Abstract

The banded ironstone formation (BIF) ranges of south-western Australia are prominent landforms in a flat landscape and host a diverse flora. Plant diversity is expected to have a positive relationship with environmental heterogeneity in these ranges. However, there has been a lack of high-resolution data to assess how fine-scale environmental variation structures changes in plant communities across these ranges. We calculated species richness and corrected weighted endemism over 659 quadrats (each 400 m2) and investigated their spatial distribution across BIFs in relation to 1 m resolution variables (microtopographic heterogeneity, solar radiation and topographic wetness) using geographically weighted regression. Microtopographic heterogeneity was most strongly related to richness and endemism, but this association was spatially variable at short distances across BIFs: relationships were negative or weakly positive on north-eastern range sections, whereas positive associations became progressively stronger further south and west on central, western and southern sections. Negative solar radiation-plant associations were reduced in these areas, likely because metre-scale surface variation moderates insolation. Topographic wetness-plant associations were negative on BIFs, but positive on the surrounding plains.

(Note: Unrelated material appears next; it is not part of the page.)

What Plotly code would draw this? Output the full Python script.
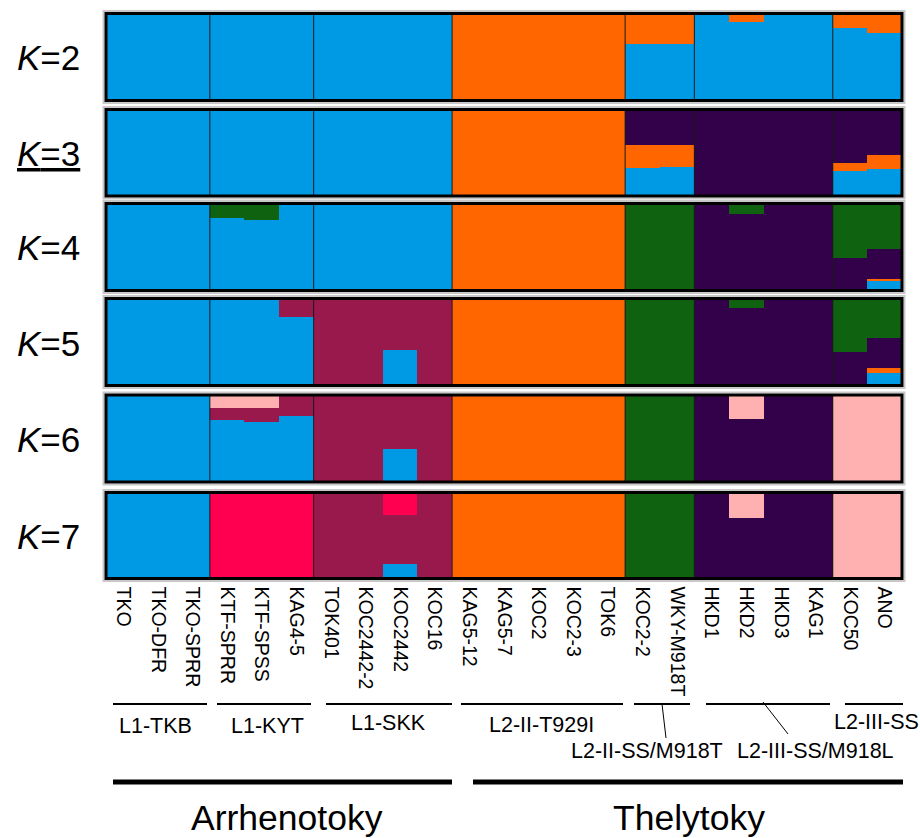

The presence of fine-scale, geographically variant heterogeneity-diversity relationships in other locations would be difficult to detect if high-resolution environmental data are not used, with the implication that conservation decision-making may be compromised. Given climatic warming predicted for south-western Australia and other regions globally, a similar approach to that applied here can contribute to conservation by identifying locations likely to act as micro-buffers against warming.